*Given data*
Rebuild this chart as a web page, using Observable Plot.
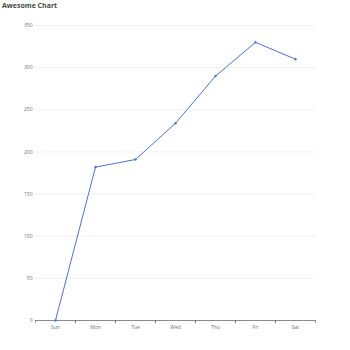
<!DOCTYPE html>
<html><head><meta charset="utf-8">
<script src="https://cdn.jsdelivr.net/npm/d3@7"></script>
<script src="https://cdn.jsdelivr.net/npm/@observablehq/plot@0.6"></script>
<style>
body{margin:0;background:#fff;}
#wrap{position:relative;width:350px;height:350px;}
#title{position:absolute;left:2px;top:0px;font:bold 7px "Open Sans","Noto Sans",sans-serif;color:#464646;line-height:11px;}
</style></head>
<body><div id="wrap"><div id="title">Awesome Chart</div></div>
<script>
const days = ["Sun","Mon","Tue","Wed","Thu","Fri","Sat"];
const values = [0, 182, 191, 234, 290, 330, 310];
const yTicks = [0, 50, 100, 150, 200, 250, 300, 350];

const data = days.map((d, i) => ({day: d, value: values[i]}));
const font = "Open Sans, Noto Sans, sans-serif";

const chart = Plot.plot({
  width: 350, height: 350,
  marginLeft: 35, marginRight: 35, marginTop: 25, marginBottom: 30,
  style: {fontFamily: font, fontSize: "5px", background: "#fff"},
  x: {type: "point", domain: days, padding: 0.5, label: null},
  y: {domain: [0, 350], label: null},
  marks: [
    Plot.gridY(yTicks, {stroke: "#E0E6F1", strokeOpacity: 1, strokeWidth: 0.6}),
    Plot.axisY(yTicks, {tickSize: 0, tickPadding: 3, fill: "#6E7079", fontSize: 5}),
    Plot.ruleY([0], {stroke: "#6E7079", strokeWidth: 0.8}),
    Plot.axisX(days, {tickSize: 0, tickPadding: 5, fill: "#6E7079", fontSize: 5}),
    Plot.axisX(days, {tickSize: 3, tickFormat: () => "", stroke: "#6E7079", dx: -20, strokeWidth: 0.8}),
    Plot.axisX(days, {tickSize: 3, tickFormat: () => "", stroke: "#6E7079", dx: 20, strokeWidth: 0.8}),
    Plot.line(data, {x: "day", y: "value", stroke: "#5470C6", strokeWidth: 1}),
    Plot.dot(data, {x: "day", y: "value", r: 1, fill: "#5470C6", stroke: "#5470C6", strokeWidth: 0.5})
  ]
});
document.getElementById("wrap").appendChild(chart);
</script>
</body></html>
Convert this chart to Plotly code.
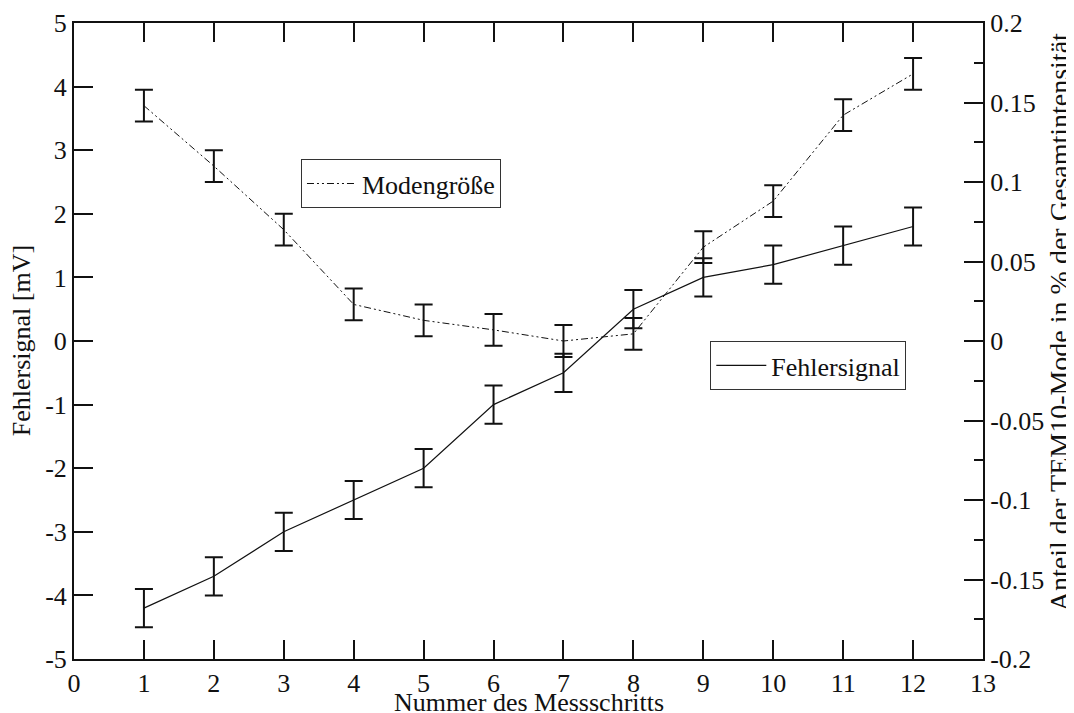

*Stated problem*
Reproduce the material in full, word for word, and omit the pictures.

*Task solution*
Rebuild this chart as a web page, using Observable Plot.
<!DOCTYPE html>
<html><head><meta charset="utf-8">
<script src="https://cdn.jsdelivr.net/npm/d3@7"></script>
<script src="https://cdn.jsdelivr.net/npm/@observablehq/plot@0.6"></script>
<style>
body{margin:0;background:#fff;}
#wrap{position:relative;width:350px;height:350px;}
#title{position:absolute;left:2px;top:0px;font:bold 7px "Open Sans","Noto Sans",sans-serif;color:#464646;line-height:11px;}
</style></head>
<body><div id="wrap"><div id="title">Awesome Chart</div></div>
<script>
const days = ["Sun","Mon","Tue","Wed","Thu","Fri","Sat"];
const values = [0, 182, 191, 234, 290, 330, 310];
const yTicks = [0, 50, 100, 150, 200, 250, 300, 350];

const data = days.map((d, i) => ({day: d, value: values[i]}));
const font = "Open Sans, Noto Sans, sans-serif";

const chart = Plot.plot({
  width: 350, height: 350,
  marginLeft: 35, marginRight: 35, marginTop: 25, marginBottom: 30,
  style: {fontFamily: font, fontSize: "5px", background: "#fff"},
  x: {type: "point", domain: days, padding: 0.5, label: null},
  y: {domain: [0, 350], label: null},
  marks: [
    Plot.gridY(yTicks, {stroke: "#E0E6F1", strokeOpacity: 1, strokeWidth: 0.6}),
    Plot.axisY(yTicks, {tickSize: 0, tickPadding: 3, fill: "#6E7079", fontSize: 5}),
    Plot.ruleY([0], {stroke: "#6E7079", strokeWidth: 0.8}),
    Plot.axisX(days, {tickSize: 0, tickPadding: 5, fill: "#6E7079", fontSize: 5}),
    Plot.axisX(days, {tickSize: 3, tickFormat: () => "", stroke: "#6E7079", dx: -20, strokeWidth: 0.8}),
    Plot.axisX(days, {tickSize: 3, tickFormat: () => "", stroke: "#6E7079", dx: 20, strokeWidth: 0.8}),
    Plot.line(data, {x: "day", y: "value", stroke: "#5470C6", strokeWidth: 1}),
    Plot.dot(data, {x: "day", y: "value", r: 1, fill: "#5470C6", stroke: "#5470C6", strokeWidth: 0.5})
  ]
});
document.getElementById("wrap").appendChild(chart);
</script>
</body></html>
Convert this chart to Plotly code.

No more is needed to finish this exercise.